Health boards are failing to learn from clear evidence that interventions to improve diabetes care can save the NHS money as well as give people with diabetes longer and healthier lives, according to a new Diabetes UK report which highlights a series of measures that improve care and reduce costs.
NHS Wales spends £500m per year on diabetes care and the new report shows that this money is too often being used ineffectively, with the vast majority spent on treating complications that could often have been prevented if the person had received good healthcare in the first place.
In a period of tight financial restraints in the NHS, the report, based on conclusive research based evidence, outlines a range of practical measures that health boards can adopt that have been shown to improve the quality of care for people with diabetes and reduce costs. Many of these measures appear in health board diabetes plans but are poorly delivered in practice.

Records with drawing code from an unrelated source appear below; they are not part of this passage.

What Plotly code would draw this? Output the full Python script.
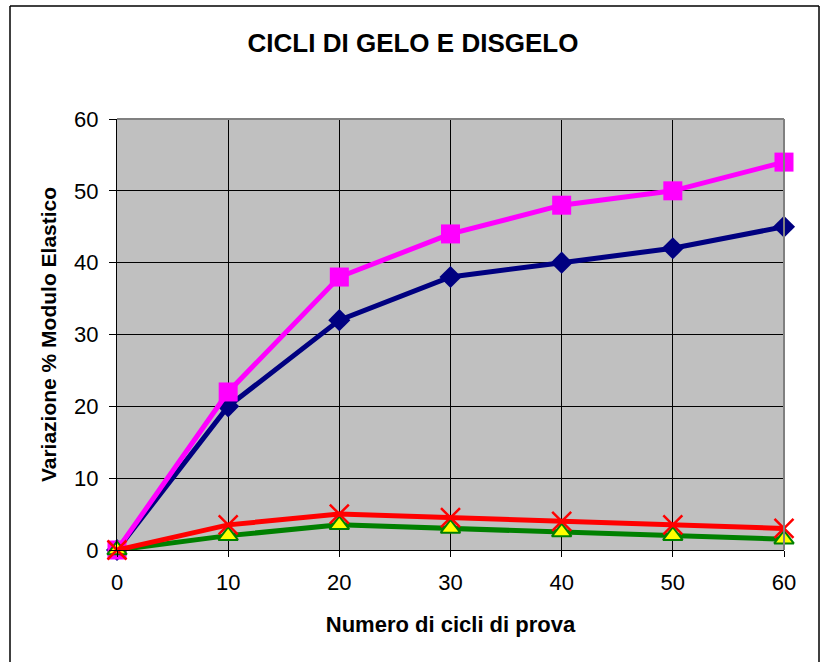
import plotly.graph_objects as go

cicli = [0, 10, 20, 30, 40, 50, 60]
serie_blu = [0, 20, 32, 38, 40, 42, 45]
serie_magenta = [0, 22, 38, 44, 48, 50, 54]
serie_rossa = [0, 3.5, 5, 4.5, 4, 3.5, 3]
serie_verde = [0, 2, 3.5, 3, 2.5, 2, 1.5]
tick_y = [0, 10, 20, 30, 40, 50, 60]

fig = go.Figure()
fig.add_trace(go.Scatter(x=cicli, y=serie_blu, mode="lines+markers",
                         line=dict(color="#000080", width=5),
                         marker=dict(symbol="diamond", size=17, color="#000080"),
                         showlegend=False, cliponaxis=False))
fig.add_trace(go.Scatter(x=cicli, y=serie_magenta, mode="lines+markers",
                         line=dict(color="#FF00FF", width=5),
                         marker=dict(symbol="square", size=19, color="#FF00FF"),
                         showlegend=False, cliponaxis=False))
fig.add_trace(go.Scatter(x=cicli, y=serie_verde, mode="lines+markers",
                         line=dict(color="#008000", width=5),
                         marker=dict(symbol="triangle-up", size=17, color="#FFFF00",
                                     line=dict(color="#008000", width=2)),
                         showlegend=False, cliponaxis=False))
fig.add_trace(go.Scatter(x=cicli, y=serie_rossa, mode="lines+markers",
                         line=dict(color="#FF0000", width=5),
                         marker=dict(symbol="x-thin", size=19, color="#FF0000",
                                     line=dict(color="#FF0000", width=2.5)),
                         showlegend=False, cliponaxis=False))

L, R, T, B = 117, 42, 119, 112
W, H = 826, 662
pw, ph = W - L - R, H - T - B

fig.update_layout(
    width=W, height=H,
    margin=dict(l=L, r=R, t=T, b=B),
    paper_bgcolor="white",
    plot_bgcolor="#C0C0C0",
    font=dict(family="Liberation Sans, Arial, sans-serif", color="black", size=22),
    title=dict(text="<b>CICLI DI GELO E DISGELO</b>", x=413 / W, xanchor="center",
               y=1 - 43 / H, yanchor="middle", font=dict(size=26)),
    xaxis=dict(range=[0, 60], tickvals=cicli, showgrid=True, gridcolor="#000000", gridwidth=1,
               zeroline=False, showline=True, linecolor="#000000", linewidth=1,
               ticks="outside", ticklen=6, tickcolor="#000000", ticklabelstandoff=7,
               tickfont=dict(size=22),
               title=dict(text="<b>Numero di cicli di prova</b>", font=dict(size=22), standoff=22)),
    yaxis=dict(range=[0, 60], tickvals=tick_y, showgrid=True,
               gridcolor="#000000", gridwidth=1,
               zeroline=False, showline=True, linecolor="#000000", linewidth=1,
               ticks="outside", ticklen=7, tickcolor="#000000", ticklabelstandoff=6,
               tickfont=dict(size=22),
               title=dict(text="<b>Variazione % Modulo Elastico</b>", font=dict(size=21), standoff=11)),
    shapes=[
        dict(type="line", xref="paper", yref="paper", x0=0, x1=1, y0=1, y1=1,
             line=dict(color="#808080", width=2), layer="above"),
        dict(type="line", xref="paper", yref="paper", x0=1, x1=1, y0=0, y1=1,
             line=dict(color="#808080", width=2), layer="above"),
        dict(type="line", xref="paper", yref="paper",
             x0=(10 - L) / pw, x1=(10 - L) / pw, y0=-(B + 5) / ph, y1=(H - B - 6) / ph,
             line=dict(color="#000000", width=1.5), layer="below"),
        dict(type="line", xref="paper", yref="paper",
             x0=(819 - L) / pw, x1=(819 - L) / pw, y0=-(B + 5) / ph, y1=(H - B - 6) / ph,
             line=dict(color="#000000", width=1.5), layer="below"),
        dict(type="line", xref="paper", yref="paper",
             x0=(10 - L) / pw, x1=(819 - L) / pw, y0=(H - B - 6) / ph, y1=(H - B - 6) / ph,
             line=dict(color="#000000", width=1.5), layer="below"),
    ],
)

fig.write_html("out.html", config={"displayModeBar": False},
               post_script="document.body.style.margin='0px';document.body.style.padding='0px';")
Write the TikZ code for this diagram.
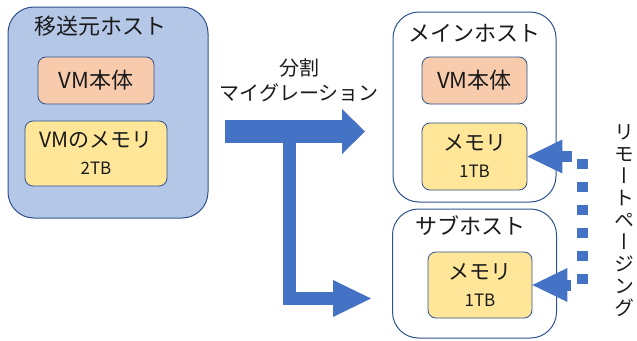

- People with diabetes are at risk of developing serious problems with their feet that lead to amputation if not managed properly. The NHS in Wales is estimated to spend £30 million on foot care for people with diabetes. The report demonstrates that multidisciplinary foot care teams in hospitals have reduced amputations by over half and can save over four times their cost but only half of hospitals in Wales have multidisciplinary foot care teams in place for people with diabetes
- Education can help people with diabetes effectively manage the condition and so reduce their risk of costly and debilitating complications. The Welsh Government’s Together for Health: A Diabetes Delivery Plan places education and self-management at the centre of its strategy but there is much work to do. In some health boards no education is provided and across Wales less than 1 in 3 people with newly diagnosed diabetes can currently access education. This is despite the fact that the new report demonstrates evidence that education for people with diabetes can reduce complications and save the NHS money.
With the number of people with diabetes in Wales projected to rise from 173,000 to 288,000 by 2025, Diabetes UK says that the NHS needs to get better at learning from evidence-based demonstrations of good diabetes care and is calling on health boards to implement the measures highlighted in the report.

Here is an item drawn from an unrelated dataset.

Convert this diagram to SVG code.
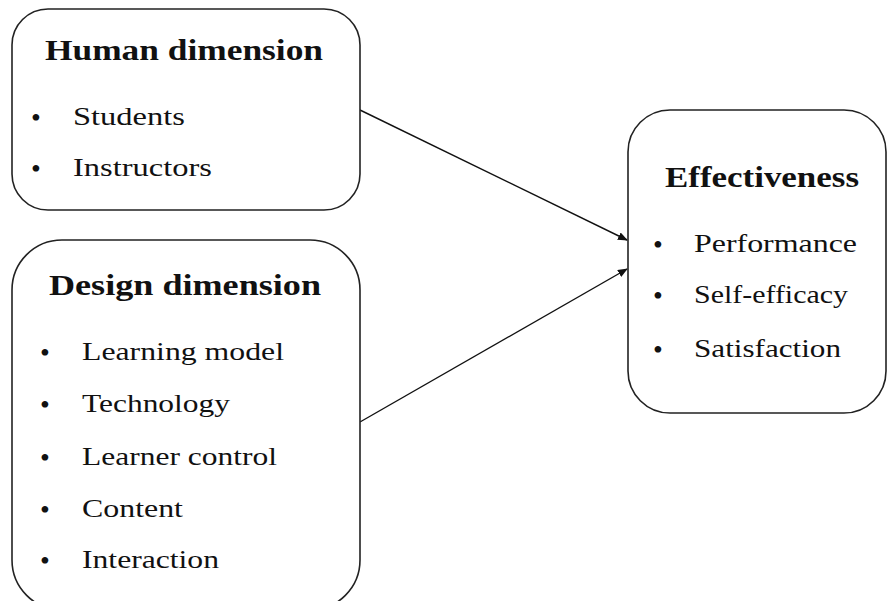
<svg xmlns="http://www.w3.org/2000/svg" width="888" height="601" viewBox="0 0 888 601">
<style>
.box{fill:#fff;stroke:#222;stroke-width:1.6}
.t{font-family:"Liberation Serif","DejaVu Serif",serif;fill:#111}
.h{font-size:30px;font-weight:bold}
.i{font-size:26px}
.b{font-size:28px}
.c{stroke:#111;stroke-width:1.4;fill:none}
</style>
<defs>
<marker id="ah" markerWidth="10" markerHeight="8" refX="9" refY="4" orient="auto" markerUnits="userSpaceOnUse">
<path d="M0,0 L10,4 L0,8 Z" fill="#111"/>
</marker>
</defs>
<rect width="888" height="601" fill="#fff"/>
<g id="connectors">
<line class="c" x1="360" y1="110" x2="627" y2="240" marker-end="url(#ah)"/>
<line class="c" x1="360" y1="422" x2="627" y2="269" marker-end="url(#ah)"/>
</g>
<g id="human">
<rect class="box" x="12" y="9" width="348" height="201" rx="36" ry="36"/>
<text class="t h" x="45" y="60" textLength="278" lengthAdjust="spacingAndGlyphs">Human dimension</text>
<text class="t b" x="31" y="127">•</text>
<text class="t i" x="73" y="125" textLength="112" lengthAdjust="spacingAndGlyphs">Students</text>
<text class="t b" x="31" y="178">•</text>
<text class="t i" x="73" y="176" textLength="139" lengthAdjust="spacingAndGlyphs">Instructors</text>
</g>
<g id="design">
<rect class="box" x="12" y="240" width="348" height="370" rx="50" ry="50"/>
<text class="t h" x="49" y="295" textLength="272" lengthAdjust="spacingAndGlyphs">Design dimension</text>
<text class="t b" x="40" y="362">•</text>
<text class="t i" x="82" y="360" textLength="202" lengthAdjust="spacingAndGlyphs">Learning model</text>
<text class="t b" x="40" y="414">•</text>
<text class="t i" x="82" y="412" textLength="148" lengthAdjust="spacingAndGlyphs">Technology</text>
<text class="t b" x="40" y="467">•</text>
<text class="t i" x="82" y="465" textLength="195" lengthAdjust="spacingAndGlyphs">Learner control</text>
<text class="t b" x="40" y="519">•</text>
<text class="t i" x="82" y="517" textLength="101" lengthAdjust="spacingAndGlyphs">Content</text>
<text class="t b" x="40" y="570">•</text>
<text class="t i" x="82" y="568" textLength="137" lengthAdjust="spacingAndGlyphs">Interaction</text>
</g>
<g id="effectiveness">
<rect class="box" x="628" y="110" width="258" height="303" rx="42" ry="42"/>
<text class="t h" x="665" y="187" textLength="194" lengthAdjust="spacingAndGlyphs">Effectiveness</text>
<text class="t b" x="653" y="254">•</text>
<text class="t i" x="694" y="252" textLength="163" lengthAdjust="spacingAndGlyphs">Performance</text>
<text class="t b" x="653" y="305">•</text>
<text class="t i" x="694" y="303" textLength="154" lengthAdjust="spacingAndGlyphs">Self-efficacy</text>
<text class="t b" x="653" y="359">•</text>
<text class="t i" x="694" y="357" textLength="147" lengthAdjust="spacingAndGlyphs">Satisfaction</text>
</g>
</svg>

The charity says it is aware that it can be difficult to invest in one part of the health service if the resulting savings are in another part. But, some of the interventions highlighted in the report have been shown to make savings quickly and health boards need to be more flexible and accept the need for more pooling of budgets across primary, community and secondary care.
Dai Williams, Director of Diabetes UK Cymru, said: “The NHS is spending an eye-watering amount on diabetes but the money isn’t being used effectively, which is running up a huge bill for the future.
“This report shows how dealing with problems early, such as by improved provision of education and better foot care, costs could be greatly reduced and more people would live longer and healthier lives. With such strong evidence, it is bewildering that health boards have clear plans to deliver these services and then fail to actually make them happen in practice.
“With the NHS operating in a period of flat budgets and with the number of people with diabetes rapidly increasing, it is really important that health boards see the bigger picture. One of the benefits of a national system for health ought to be fast and universal adoption of good practice.
“Put simply, if a service is shown to improve the care provided to people with diabetes and save money why on earth should it not be delivered universally and as quickly as possible”.